Scientific evidence for warming of the climate system is unequivocal. – Intergovernmental Panel on Climate Change
Most of the warming occurred in the past 35 years, with 15 of the 16 warmest years on record occurring since 2001.
The earth is facing some of the most dramatic changes in climate now then it has over the last 650,000. While the earth’s climate has changed through out history with most change occurring due to very small variations in Earth’s orbit that change the amount of solar energy our planet receives, Ninety-seven percent of climate scientists agree that climate-warming trends over the past century are very likely due to human activities.
According to NASA the current warming trend is of particular significance because most of it is very likely human-induced and proceeding at a rate that is unprecedented in the past 1,300 years.
the Intergovernmental Panel on Climate Change in its Fifth Assessment Report a concluded there’s a more than 95 percent probability that human activities over the past 50 years have warmed our planet.

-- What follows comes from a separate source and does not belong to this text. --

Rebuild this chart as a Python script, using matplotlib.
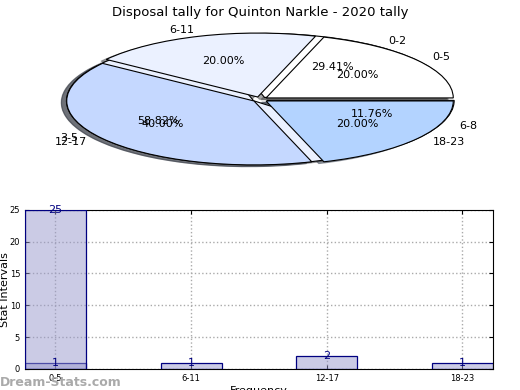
import numpy as np
import matplotlib
matplotlib.use("Agg")
import matplotlib.pyplot as plt

# Data
title = "Disposal tally for Quinton Narkle - 2020 tally"

pie1_labels = ["0-2", "3-5", "6-8"]
pie1_values = [5, 10, 2]

pie2_labels = ["0-5", "6-11", "12-17", "18-23"]
pie2_values = [1, 1, 2, 1]

bar_labels = ["0-5", "6-11", "12-17", "18-23"]
bar_values = [1, 1, 2, 1]
bar_extra_labels = ["0-5"]
bar_extra_values = [25]

pie_colors = ["#ffffff", "#ebf1ff", "#c5d8ff", "#b3d3ff"]

fig = plt.figure(figsize=(5.2, 3.9), dpi=100)
fig.suptitle(title, fontsize=9.5, y=0.985)

# Pie (stretched oval)
ax_pie = fig.add_axes([0.05, 0.54, 0.9, 0.41])
for vals, labs in [(pie1_values, pie1_labels), (pie2_values, pie2_labels)]:
    ax_pie.pie(
        vals,
        labels=labs,
        colors=pie_colors[: len(vals)],
        explode=[0.04] * len(vals),
        autopct="%.2f%%",
        pctdistance=0.6,
        labeldistance=1.1,
        startangle=0,
        shadow=True,
        wedgeprops=dict(edgecolor="black", linewidth=0.8),
        textprops=dict(fontsize=8),
    )
ax_pie.set_aspect("auto")
ax_pie.set_xlim(-1.25, 1.25)
ax_pie.set_ylim(-1.25, 1.25)
ax_pie.axis("off")

# Bars
ax = fig.add_axes([0.048, 0.054, 0.9, 0.408])
pos = {lab: i for i, lab in enumerate(bar_labels)}
x = np.arange(len(bar_labels))
fill = (0.6, 0.6, 0.8, 0.5)
ax.bar(x, bar_values, width=0.45, color=fill,
       edgecolor="#000080", linewidth=0.9, zorder=3)
xe = [pos[l] for l in bar_extra_labels]
ax.bar(xe, bar_extra_values, width=0.45, color=fill,
       edgecolor="#000080", linewidth=0.9, zorder=3)
for xi, v in zip(x, bar_values):
    ax.text(xi, v, str(v), ha="center", va="center", color="#000080", fontsize=8, zorder=4)
for xi, v in zip(xe, bar_extra_values):
    ax.text(xi, v, str(v), ha="center", va="center", color="#000080", fontsize=8, zorder=4)

ax.set_xlim(-0.225, len(bar_labels) - 1 + 0.225)
ax.set_ylim(0, 25)
ax.set_xticks(x)
ax.set_xticklabels(bar_labels, fontsize=6)
ax.set_yticks(range(0, 26, 5))
ax.tick_params(axis="y", labelsize=6, direction="in", right=True, length=3)
ax.tick_params(axis="x", direction="in", top=True, length=3)
ax.grid(True, linestyle=":", color="#aaaaaa", linewidth=1)
ax.set_axisbelow(True)
ax.set_xlabel("Frequency", fontsize=8, labelpad=2)
ax.set_ylabel("Stat Intervals", fontsize=8)
ax.yaxis.set_label_coords(-0.033, 0.5)

fig.text(0.0, 0.01, "Dream-Stats.com", color="#aaaaaa", fontsize=9, fontweight="bold")

fig.savefig("out.png", dpi=100)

The industrial activities that our modern civilization depends upon have raised atmospheric carbon dioxide levels from 280 parts per million to 400 parts per million in the last 150 years.
The American Physical Society has said “The evidence is incontrovertible: Global warming is occurring. If no mitigating actions are taken, significant disruptions in the Earth’s physical and ecological systems, social systems, security and human health are likely to occur. We must reduce emissions of greenhouse gases beginning now.”
The evidence for rapid climate change is compelling, Global sea level rose about 17 centimeters (6.7 inches) in the last century. The rate in the last decade, however, is nearly double that of the last century.
Most of the warming occurred in the past 35 years, with 15 of the 16 warmest years on record occurring since 2001. The year 2015 was the first time the global average temperatures were 1 degree Celsius or more above the 1880-1899 average. October 2016 was the second warmest October, for the USA, in 136 years of modern record-keeping, according to a monthly analysis of global temperatures by scientists at NASA’s Goddard Institute for Space Studies (GISS) in New York.
The Greenland and Antarctic ice sheets have decreased in mass. Data from NASA’s Gravity Recovery and Climate Experiment show Greenland lost 150 to 250 cubic kilometers (36 to 60 cubic miles) of ice per year between 2002 and 2006, while Antarctica lost about 152 cubic kilometers (36 cubic miles) of ice between 2002 and 2005.
Since the beginning of the Industrial Revolution, the acidity of surface ocean waters has increased by about 30 percent.